Cover of Perfecting Sound ForeverHumankind’s relationship with technology has consistently been defined by one awesomely simple, terrifying dynamic. Some genius develops something amazing which, if applied with a modicum of sense, restraint and decorum, could improve the lives of billions. Upon which the planet’s uncountable legions of venal idiots seize upon said invention and deploy it with utter fatheaded ruthlessness to make the world even more dangerous, annoying and sad than it already was. Alexander Graham Bell did not set out to create call centres. Guglielmo Marconi cannot have imagined that he was facilitating a profitable career for Chris Moyles.

The Wright Brothers, had they foreseen the tedium and hassle of mass air travel, might well have carried on repairing bicycles in Dayton, perhaps muttering that whoever invented the two-wheeled velocipede wouldn’t have bothered if he’d anticipated the swarms of belligerent solipsists he was loosing upon the streets of our cities. And John Logie Baird, had he the merest inkling of what he’d spawned, would have burned the blueprints, then hurled himself upon the pyre for fear of talking of his discovery in his sleep.

All of which is to say that Greg Milner’s history of recorded sound prompts two conflicting emotions. One is gratitude that Milner has done such a terrific job, riddling the book with absorbing characters and interviews and fossicking diligently for those illuminating nuggets often lost in the slurry of such ambitious projects (a brilliant section on Def Leppard’s “Hysteria”, the apotheosis of hilariously over-engineered ’80s radio rock, includes the revelation that, rather than recording anything so tediously utilitarian as guitar chords, the Lep played individual notes, so that producer Mutt Lange could assemble the record all the more meticulously).

The other is despair at what has become of Thomas Edison’s idea for a machine capable of reproducing sound. On 6 December 1877, Edison hunched over the contraption he’d assembled in his New Jersey laboratory and yelled “Mary Had A Little Lamb” into a mouthpiece. When he played back the track that had been etched on to wax paper (later tin foil was used), he became the first person ever to broadcast a song. It’s occasionally tempting to believe that it has been downhill ever since.

Intentionally or not, the lingering effect of Perfecting Sound Forever is to inspire anguished nostalgia for a time, really not so long ago, when music was not the oppressively omnipresent entity it is today. Around the turn of the last century, music was still an event – something people had to seek out, or make themselves. A hundred years later, the history of recording that Milner chronicles has commodified and corrupted it to the point that most of the music we hear in a modern lifetime is music we don’t want to hear – in shops, restaurants, sports venues and other places where it is entirely unnecessary. Given the undoubted potency of music as a mood-altering agent – and Milner is laudably lucid on the technicalities of how music works – it’s astonishing how little resistance is mounted to this incessant invasion of our psyches.

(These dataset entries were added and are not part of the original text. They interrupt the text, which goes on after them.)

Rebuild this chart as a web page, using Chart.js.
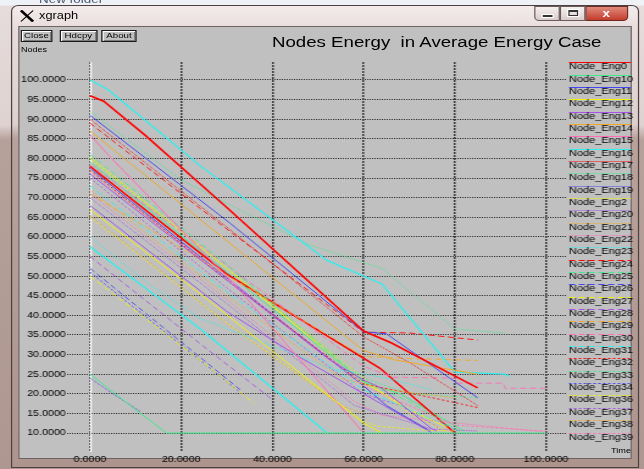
<!DOCTYPE html>
<html><head><meta charset="utf-8">
<script src="https://cdn.jsdelivr.net/npm/chart.js@4/dist/chart.umd.min.js"></script>
<style>
html,body{margin:0;padding:0;}
body{width:644px;height:469px;overflow:hidden;position:relative;background:linear-gradient(to bottom,#eef1f5 0,#eef1f5 5px,#e6dcdc 6px,#ded2d0 125px,#b6a09a 140px,#ae9790 100%);font-family:'Liberation Sans',Arial,sans-serif;}
#wrap{position:absolute;left:0;top:0;width:528px;height:469px;transform:scaleX(1.2197);transform-origin:0 0;}
.abs{position:absolute;white-space:pre;line-height:1;color:#000;}
#newf{left:32px;top:-6px;font-size:11px;color:#4a5872;}
#win{left:9px;top:5px;width:515px;height:463px;box-sizing:border-box;border:1px solid #4e4040;border-radius:6px 6px 0 0;background:linear-gradient(to bottom,#f3ecec 0,#e8dddc 22px,#ddd0ce 118px,#b9a29c 132px,#ad958e 100%);}
#client{left:14.8px;top:26px;width:503.2px;height:433px;box-sizing:border-box;background:#c0c0c0;border:1px solid #6e6262;}
.btn{position:absolute;top:30px;height:12px;box-sizing:border-box;border:1px solid #1a1a1a;background:#c0c0c0;box-shadow:inset 1px 1px 0 #fff,inset -1px -1px 0 #7a7a7a;font-size:8px;line-height:10px;text-align:center;color:#000;white-space:pre;}
.cap{position:absolute;top:6px;height:15px;box-sizing:border-box;border:1px solid #6a5a5a;background:linear-gradient(to bottom,#f6f0f0,#d9cdcc);}
</style></head>
<body>
<div id="wrap">
  <div id="newf" class="abs">New folder</div>
  <div id="win" class="abs"></div>
  <svg style="position:absolute;left:16.4px;top:10px;width:12.3px;height:12px" viewBox="0 0 12 12"><line x1="1" y1="0.5" x2="11" y2="11.5" stroke="#000" stroke-width="2.4"/><line x1="11" y1="0.5" x2="1" y2="11.5" stroke="#000" stroke-width="1.1"/></svg>
  <div class="abs" style="left:32px;top:9.6px;font-size:10.5px;">xgraph</div>
  <div class="cap" style="left:438px;width:21px;border-radius:0 0 0 4px;"><div style="position:absolute;left:6px;top:8px;width:8px;height:2px;background:#333;box-shadow:0 0 0 1px #fff"></div></div>
  <div class="cap" style="left:459px;width:21px;"><div style="position:absolute;left:5.5px;top:3px;width:8px;height:6px;box-sizing:border-box;border:1px solid #333;border-top-width:2px;box-shadow:0 0 0 1px #fff"></div></div>
  <div class="cap" style="left:480px;width:35px;border-radius:0 0 4px 0;background:linear-gradient(to bottom,#e08a7c,#c43c2c);border-color:#6a2a22;"><div class="abs" style="left:13px;top:1px;font-size:11px;font-weight:bold;color:#fff;">x</div></div>
  <div id="client" class="abs"></div>
  <div class="btn" style="left:17.2px;width:25.4px;">Close</div>
  <div class="btn" style="left:49px;width:30.5px;">Hdcpy</div>
  <div class="btn" style="left:82.8px;width:29.5px;">About</div>
  <div class="abs" style="left:223px;top:33.5px;font-size:15.3px;">Nodes Energy  in Average Energy Case</div>
  <div class="abs" style="left:17.2px;top:46.4px;font-size:7.4px;">Nodes</div>
  <div class="abs" style="left:501px;top:447px;font-size:7.5px;">Time</div>
  <canvas id="c" width="528" height="469" style="position:absolute;left:0;top:0;width:528px;height:469px;"></canvas>
</div>
<script>
// ---- data: [time, energy] pairs ----
const Node_Eng0  = [[0,96],[3,94.6],[12,86],[30,67.5],[60,36],[66,33],[85,21.5]];
const Node_Eng10 = [[0,25],[10.6,15.4],[16.8,10],[100,10]];
const Node_Eng11 = [[0,91],[30.7,63.5],[60,35.8],[65,35.3],[85,19]];
const Node_Eng12 = [[0,67],[24,45.6],[60,12.5],[64,10]];
const Node_Eng13 = [[0,76],[52.6,28.6],[60,23.5],[64,21.4],[75,11],[76,10.6]];
const Node_Eng14 = [[0,87],[30,59],[60,31],[67,28.6],[85,25]];
const Node_Eng15 = [[0,86],[4.4,80.4],[32,47.5],[60,10]];
const Node_Eng16 = [[0,100],[4,97.5],[24,78.3],[52,54],[64,48],[80,25.5],[91,25],[92,24.4]];
const Node_Eng17 = [[0,90],[30,62.5],[60,34.5],[70,28],[85,17]];
const Node_Eng18 = [[0,92],[20,74.5],[48,58],[64,52],[80,36.5],[91,35.5]];
const Node_Eng19 = [[0,24],[5,20],[11,15.5]];
const Node_Eng2  = [[0,80.5],[30,52],[60,24],[70,15],[78,10.5]];
const Node_Eng20 = [[0,70],[30,43],[58,17],[75,11],[85,10.5]];
const Node_Eng21 = [[0,72],[30,45],[55,24],[65,21],[80,19]];
const Node_Eng22 = [[0,71],[30,44],[58,18],[64,14.5],[100,10.2]];
const Node_Eng23 = [[0,60],[13.5,47.5],[24,39.3],[52.6,26.5],[65,24],[75,21]];
const Node_Eng24 = [[0,89],[30,62],[60,35.7],[70,35.5],[85,33.7]];
const Node_Eng25 = [[0,81],[30,53],[60,23],[70,18],[80,11],[82,10]];
const Node_Eng26 = [[0,52],[33.5,20.5]];
const Node_Eng27 = [[0,50],[26,26.9],[36,17.5]];
const Node_Eng28 = [[0,55],[25,32],[40,18.5]];
const Node_Eng29 = [[0,71],[60,29.5],[70,29],[85,28.5]];
const Node_Eng30 = [[0,78.5],[60,27],[66.5,24.2],[80,24],[80.5,22.7],[90.6,22.7],[91,21.4],[100,21.4]];
const Node_Eng31 = [[0,73],[30,46],[60,21],[80,11]];
const Node_Eng32 = [[0,77],[30,49],[60,22.5],[75,19],[85,16.5]];
const Node_Eng33 = [[0,80],[30,52],[60,24],[70,20],[85,19]];
const Node_Eng34 = [[0,51],[33,20.3]];
const Node_Eng36 = [[0,65],[30,38],[60,13],[63,11.7],[74,10.7],[80,10.5]];
const Node_Eng37 = [[0,75],[30,47],[60,20],[68,17],[77,11]];
const Node_Eng38 = [[0,65.5],[30,38],[55,17],[60,15]];
const Node_Eng39 = [[0,76.5],[30,49.5],[60,22],[80,12],[100,10.5]];
// sets beyond the visible (cut-off) legend
const Node_Eng4 = [[0,57.5],[24,36.7],[52,10]];
const Node_Eng5 = [[0,78],[30,50.5],[63.6,26.5],[80,10]];
const Node_Eng6 = [[0,79],[30,51],[60,23],[68,20],[82,10.5]];
const Node_Eng7 = [[0,77.5],[30,49.5],[60,22],[65,17],[74.6,10.5]];
const Node_Eng8 = [[0,80],[30,52],[60,23],[70,16],[80,10.5]];
const Node_Eng9 = [[0,68],[30,41],[45,30],[60,20],[75,10]];

const legendNames = ['Node_Eng0','Node_Eng10','Node_Eng11','Node_Eng12','Node_Eng13','Node_Eng14','Node_Eng15','Node_Eng16','Node_Eng17','Node_Eng18','Node_Eng19','Node_Eng2','Node_Eng20','Node_Eng21','Node_Eng22','Node_Eng23','Node_Eng24','Node_Eng25','Node_Eng26','Node_Eng27','Node_Eng28','Node_Eng29','Node_Eng30','Node_Eng31','Node_Eng32','Node_Eng33','Node_Eng34','Node_Eng36','Node_Eng37','Node_Eng38','Node_Eng39'];
const extraNames = ['Node_Eng4','Node_Eng5','Node_Eng6','Node_Eng7','Node_Eng8','Node_Eng9'];
const seriesData = {Node_Eng0,Node_Eng10,Node_Eng11,Node_Eng12,Node_Eng13,Node_Eng14,Node_Eng15,Node_Eng16,Node_Eng17,Node_Eng18,Node_Eng19,Node_Eng2,Node_Eng20,Node_Eng21,Node_Eng22,Node_Eng23,Node_Eng24,Node_Eng25,Node_Eng26,Node_Eng27,Node_Eng28,Node_Eng29,Node_Eng30,Node_Eng31,Node_Eng32,Node_Eng33,Node_Eng34,Node_Eng36,Node_Eng37,Node_Eng38,Node_Eng39,Node_Eng4,Node_Eng5,Node_Eng6,Node_Eng7,Node_Eng8,Node_Eng9};
const xTicks = [0,20,40,60,80,100];
const yTicks = [10,15,20,25,30,35,40,45,50,55,60,65,70,75,80,85,90,95,100];

// ---- styles ----
const palette = ['#ff0000','#3eea8c','#4646f0','#f2f200','#a452e8','#f0a828','#ff6eb4','#30eeee'];
const dashes = [[],[1,1],[5,3],[2,2]];
const FONT = "'Liberation Sans', Arial, sans-serif";
const allNames = legendNames.concat(extraNames);
const datasets = allNames.map((n,i)=>{
  const grp = i < legendNames.length ? Math.floor(i/8) : 0;
  let w = grp === 0 ? 1 : 0.9;
  if (n==='Node_Eng0' || n==='Node_Eng5') w = 1.6;
  if (n==='Node_Eng16' || n==='Node_Eng4') w = 1.3;
  return {label:n, data:seriesData[n].map(p=>({x:p[0],y:p[1]})), borderColor:palette[i%8],
    borderWidth:w, borderDash:dashes[grp], pointRadius:0, fill:false, tension:0, borderCapStyle:'butt'};
});

const zeroLine = {id:'zeroLine', beforeDatasetsDraw(chart){
  const {ctx, chartArea:a, scales:{x}} = chart; const px = Math.round(x.getPixelForValue(0))+0.5;
  ctx.save(); ctx.strokeStyle='#ffffff'; ctx.lineWidth=1.4; ctx.beginPath(); ctx.moveTo(px,a.top); ctx.lineTo(px,a.bottom); ctx.stroke(); ctx.restore();
}};
const sideLegend = {id:'sideLegend', afterDraw(chart){
  const ctx = chart.ctx; ctx.save();
  legendNames.forEach((n,i)=>{
    const ds = chart.data.datasets[i]; const y = Math.round(62.3 + i*12.34)+0.5;
    ctx.strokeStyle = ds.borderColor; ctx.lineWidth = 1; ctx.setLineDash(ds.borderDash);
    ctx.beginPath(); ctx.moveTo(466.5,y); ctx.lineTo(517.3,y); ctx.stroke();
    ctx.setLineDash([]); ctx.fillStyle='#000'; ctx.font = '9px '+FONT; ctx.textAlign='left'; ctx.textBaseline='alphabetic';
    ctx.fillText(n, 466.5, y+6.8);
  });
  ctx.restore();
}};

new Chart(document.getElementById('c'), {
  type:'line',
  data:{datasets},
  plugins:[zeroLine, sideLegend],
  options:{
    responsive:false, animation:false, devicePixelRatio:1,
    layout:{padding:{left:8,right:64,top:62,bottom:5}},
    plugins:{legend:{display:false}, tooltip:{enabled:false}, title:{display:false}},
    scales:{
      x:{type:'linear', min:-5.026, max:104.373,
        afterBuildTicks:s=>{s.ticks = xTicks.map(v=>({value:v}));},
        afterFit:s=>{s.height = 12;},
        ticks:{callback:v=>Number(v).toFixed(4), font:{family:FONT,size:8.8}, color:'#000', padding:2, maxRotation:0, autoSkip:false},
        grid:{color:'#3a3a3a', lineWidth:1.5, drawTicks:false},
        border:{display:false, dash:[2,1]}},
      y:{type:'linear', min:5.156, max:104.589,
        afterBuildTicks:s=>{s.ticks = yTicks.map(v=>({value:v}));},
        afterFit:s=>{s.width = 47;},
        ticks:{callback:v=>Number(v).toFixed(4), font:{family:FONT,size:8.8}, color:'#000', padding:1, autoSkip:false},
        grid:{color:'#2c2c2c', lineWidth:1, drawTicks:false},
        border:{display:false, dash:[1,1]}}
    }
  }
});
</script>
</body></html>
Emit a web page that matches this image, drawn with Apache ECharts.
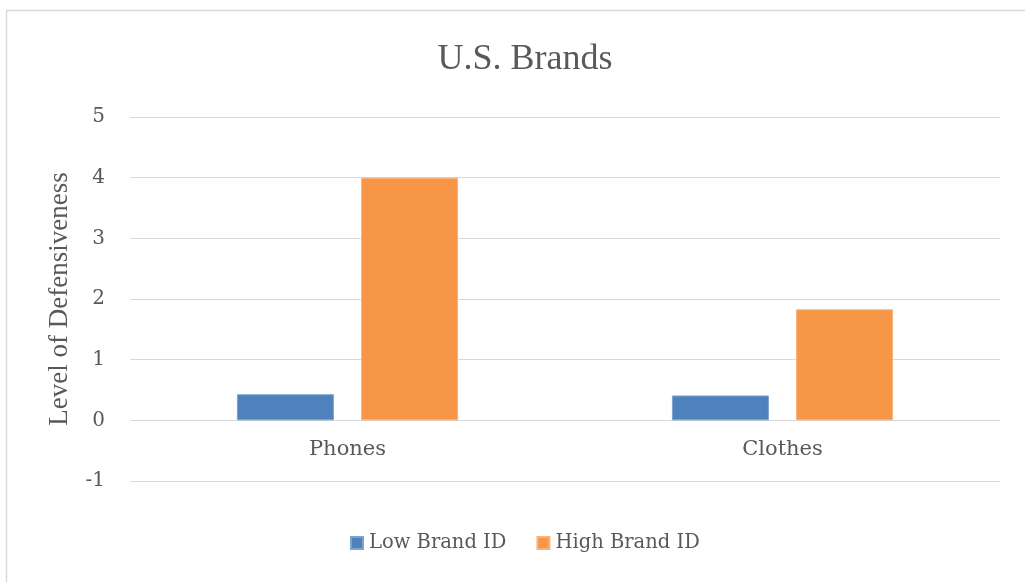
<!DOCTYPE html>
<html><head><meta charset="utf-8">
<script src="https://cdn.jsdelivr.net/npm/echarts@6/dist/echarts.min.js"></script>
<style>html,body{margin:0;padding:0;background:#fff}#c{width:1025px;height:582px}</style>
</head><body><div id="c"></div>
<script>
const categories = ["Phones", "Clothes"];
const lowBrandID = [0.43, 0.41];
const highBrandID = [4.0, 1.83];
const yTicks = [-1, 0, 1, 2, 3, 4, 5];

const chart = echarts.init(document.getElementById('c'), null, {renderer: 'canvas'});
const txt = '#595959';
chart.setOption({
  animation: false,
  backgroundColor: '#fff',
  graphic: [{type: 'rect', shape: {x: 6.5, y: 10.5, width: 1040, height: 600},
    style: {fill: 'none', stroke: '#d9d9d9', lineWidth: 1.5}, silent: true}],
  title: {text: 'U.S. Brands', left: 520, textAlign: 'center', top: 37,
    textStyle: {fontFamily: 'Liberation Serif', fontWeight: 'normal', fontSize: 36, color: txt}},
  legend: {top: 528, left: 345, itemWidth: 12, itemHeight: 12, itemGap: 30,
    icon: 'rect',
    textStyle: {fontFamily: 'DejaVu Serif', fontSize: 19.5, color: txt, padding: [0,0,0,1]},
    data: ['Low Brand ID', 'High Brand ID']},
  grid: {left: 130, right: 25, top: 117, bottom: 101, containLabel: false},
  xAxis: {type: 'category', data: categories,
    axisLine: {show: false, onZero: false},
    axisTick: {show: false},
    axisLabel: {margin: -31, verticalAlign: 'middle', fontFamily: 'DejaVu Serif', fontSize: 21, color: txt}},
  yAxis: {type: 'value', min: yTicks[0], max: yTicks[yTicks.length-1], interval: 1,
    name: 'Level of Defensiveness', nameLocation: 'middle', nameGap: 57,
    nameTextStyle: {fontFamily: 'Liberation Serif', fontSize: 27, color: txt},
    axisLine: {show: false}, axisTick: {show: false},
    axisLabel: {margin: 25, fontFamily: 'DejaVu Serif', fontSize: 20, color: txt},
    splitLine: {lineStyle: {color: '#d9d9d9', width: 1}}},
  series: [
    {name: 'Low Brand ID', type: 'bar', data: lowBrandID, barWidth: 97, barGap: '28%',
      itemStyle: {color: '#4F81BD', borderColor: '#7FA3CF', borderWidth: 1}},
    {name: 'High Brand ID', type: 'bar', data: highBrandID, barWidth: 97,
      itemStyle: {color: '#F79646', borderColor: '#F9B27A', borderWidth: 1}}
  ]
});
</script></body></html>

The ultimate and somewhat crushing irony of the tale, as Milner tells it, is that the struggle to perfect sound has been largely in vain. Apart from the few deranged audiophiles of the sort Milner finds, who think it reasonable to spend tens of thousands on a turntable, most of us are content to listen to music on devices which reveal mere fractions of the songs we think of as our favourites. Indeed, as any excursion on public transport demonstrates, young people cheerfully, if annoyingly, listen to music on the crackly, monophonic speakers in their mobile phones, which offer a sound quality objectively worse than any of Edison’s long-obsolete antiques. No wonder that many of the professional sound engineers Milner meets have begun wondering if their job is still worth doing well.

Every human society that has ever existed has practised music of some sort: we clearly need it for something. Of the many things that this fascinating book will make you ponder, most intriguing is the question of whether – given that we treat it so disrespectfully – we really like music all that much.